Starting at the line containing "Recreate this image", please quote every line up to and including the line containing "0.0530, 0.0307, 0.0279]", exactly, and nothing beyond.

— Data for processing —
** BEGIN **
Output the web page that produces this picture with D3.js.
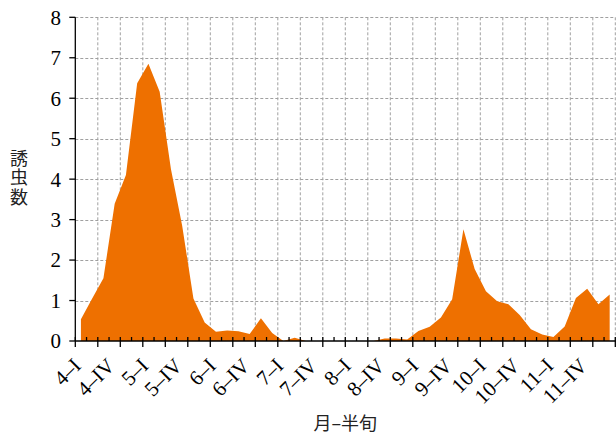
** END **
** BEGIN **
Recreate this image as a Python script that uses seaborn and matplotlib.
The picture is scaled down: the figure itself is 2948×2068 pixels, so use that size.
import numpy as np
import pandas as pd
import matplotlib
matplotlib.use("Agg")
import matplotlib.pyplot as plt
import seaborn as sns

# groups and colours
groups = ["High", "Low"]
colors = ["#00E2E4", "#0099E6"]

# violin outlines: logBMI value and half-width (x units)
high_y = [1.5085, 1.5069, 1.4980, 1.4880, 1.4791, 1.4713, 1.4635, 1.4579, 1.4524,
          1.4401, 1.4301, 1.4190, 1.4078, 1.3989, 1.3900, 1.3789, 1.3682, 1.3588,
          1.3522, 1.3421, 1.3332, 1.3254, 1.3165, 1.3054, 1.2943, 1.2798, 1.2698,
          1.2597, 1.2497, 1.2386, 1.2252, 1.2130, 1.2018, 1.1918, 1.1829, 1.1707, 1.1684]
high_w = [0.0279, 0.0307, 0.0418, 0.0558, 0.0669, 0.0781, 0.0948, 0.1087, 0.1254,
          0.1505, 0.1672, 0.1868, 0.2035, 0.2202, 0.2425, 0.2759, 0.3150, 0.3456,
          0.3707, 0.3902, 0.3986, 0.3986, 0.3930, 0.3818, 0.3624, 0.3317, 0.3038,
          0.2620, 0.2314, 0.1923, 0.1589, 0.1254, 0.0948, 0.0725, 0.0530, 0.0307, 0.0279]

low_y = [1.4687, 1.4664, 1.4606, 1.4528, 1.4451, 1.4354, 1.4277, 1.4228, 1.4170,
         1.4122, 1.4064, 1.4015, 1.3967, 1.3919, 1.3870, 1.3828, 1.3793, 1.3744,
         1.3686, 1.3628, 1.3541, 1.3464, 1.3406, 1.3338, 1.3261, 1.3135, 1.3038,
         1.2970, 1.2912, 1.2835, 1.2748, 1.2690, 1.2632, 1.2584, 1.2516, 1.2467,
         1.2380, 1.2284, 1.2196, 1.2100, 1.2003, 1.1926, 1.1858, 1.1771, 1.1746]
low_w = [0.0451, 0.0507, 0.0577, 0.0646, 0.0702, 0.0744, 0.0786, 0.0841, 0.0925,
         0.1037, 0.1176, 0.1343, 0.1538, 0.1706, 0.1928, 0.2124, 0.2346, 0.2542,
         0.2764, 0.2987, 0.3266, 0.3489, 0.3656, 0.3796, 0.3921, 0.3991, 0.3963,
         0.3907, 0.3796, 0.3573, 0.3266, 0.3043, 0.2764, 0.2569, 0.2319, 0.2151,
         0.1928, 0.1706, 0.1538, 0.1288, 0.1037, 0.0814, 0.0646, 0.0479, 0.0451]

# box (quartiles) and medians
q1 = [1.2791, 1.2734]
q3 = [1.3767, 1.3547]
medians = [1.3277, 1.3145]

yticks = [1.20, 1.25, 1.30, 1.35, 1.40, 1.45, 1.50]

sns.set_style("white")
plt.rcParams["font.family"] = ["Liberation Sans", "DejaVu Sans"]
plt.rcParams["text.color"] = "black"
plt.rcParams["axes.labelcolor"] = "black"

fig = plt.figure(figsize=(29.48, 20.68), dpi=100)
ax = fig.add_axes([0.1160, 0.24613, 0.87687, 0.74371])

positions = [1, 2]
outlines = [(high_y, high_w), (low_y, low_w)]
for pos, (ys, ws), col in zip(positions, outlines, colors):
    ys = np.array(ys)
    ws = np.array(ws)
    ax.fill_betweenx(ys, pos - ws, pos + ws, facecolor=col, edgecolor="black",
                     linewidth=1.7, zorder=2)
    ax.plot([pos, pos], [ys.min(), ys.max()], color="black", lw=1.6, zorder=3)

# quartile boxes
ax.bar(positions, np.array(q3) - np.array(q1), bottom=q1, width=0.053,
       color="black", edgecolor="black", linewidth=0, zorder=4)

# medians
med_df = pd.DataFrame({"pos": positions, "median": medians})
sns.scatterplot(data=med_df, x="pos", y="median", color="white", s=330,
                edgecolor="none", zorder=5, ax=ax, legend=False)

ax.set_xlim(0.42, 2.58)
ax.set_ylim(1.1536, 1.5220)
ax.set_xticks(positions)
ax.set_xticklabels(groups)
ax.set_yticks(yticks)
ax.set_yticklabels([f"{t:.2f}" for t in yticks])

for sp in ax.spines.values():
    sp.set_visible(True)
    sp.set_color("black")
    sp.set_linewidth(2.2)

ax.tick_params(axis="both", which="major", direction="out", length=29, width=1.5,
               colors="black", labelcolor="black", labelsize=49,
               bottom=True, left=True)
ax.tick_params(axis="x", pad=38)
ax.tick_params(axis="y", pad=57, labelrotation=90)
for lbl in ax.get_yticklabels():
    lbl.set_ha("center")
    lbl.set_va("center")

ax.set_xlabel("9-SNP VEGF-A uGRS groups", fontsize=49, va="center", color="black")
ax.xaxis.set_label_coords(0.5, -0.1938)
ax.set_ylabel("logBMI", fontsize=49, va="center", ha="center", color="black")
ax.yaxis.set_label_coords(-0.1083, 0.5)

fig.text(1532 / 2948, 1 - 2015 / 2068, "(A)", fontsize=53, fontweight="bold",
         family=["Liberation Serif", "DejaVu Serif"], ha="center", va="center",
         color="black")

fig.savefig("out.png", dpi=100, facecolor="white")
** END **
— Exercise result —
Recreate this image as a Python script that uses seaborn and matplotlib.
The picture is scaled down: the figure itself is 2948×2068 pixels, so use that size.
import numpy as np
import pandas as pd
import matplotlib
matplotlib.use("Agg")
import matplotlib.pyplot as plt
import seaborn as sns

# groups and colours
groups = ["High", "Low"]
colors = ["#00E2E4", "#0099E6"]

# violin outlines: logBMI value and half-width (x units)
high_y = [1.5085, 1.5069, 1.4980, 1.4880, 1.4791, 1.4713, 1.4635, 1.4579, 1.4524,
          1.4401, 1.4301, 1.4190, 1.4078, 1.3989, 1.3900, 1.3789, 1.3682, 1.3588,
          1.3522, 1.3421, 1.3332, 1.3254, 1.3165, 1.3054, 1.2943, 1.2798, 1.2698,
          1.2597, 1.2497, 1.2386, 1.2252, 1.2130, 1.2018, 1.1918, 1.1829, 1.1707, 1.1684]
high_w = [0.0279, 0.0307, 0.0418, 0.0558, 0.0669, 0.0781, 0.0948, 0.1087, 0.1254,
          0.1505, 0.1672, 0.1868, 0.2035, 0.2202, 0.2425, 0.2759, 0.3150, 0.3456,
          0.3707, 0.3902, 0.3986, 0.3986, 0.3930, 0.3818, 0.3624, 0.3317, 0.3038,
          0.2620, 0.2314, 0.1923, 0.1589, 0.1254, 0.0948, 0.0725, 0.0530, 0.0307, 0.0279]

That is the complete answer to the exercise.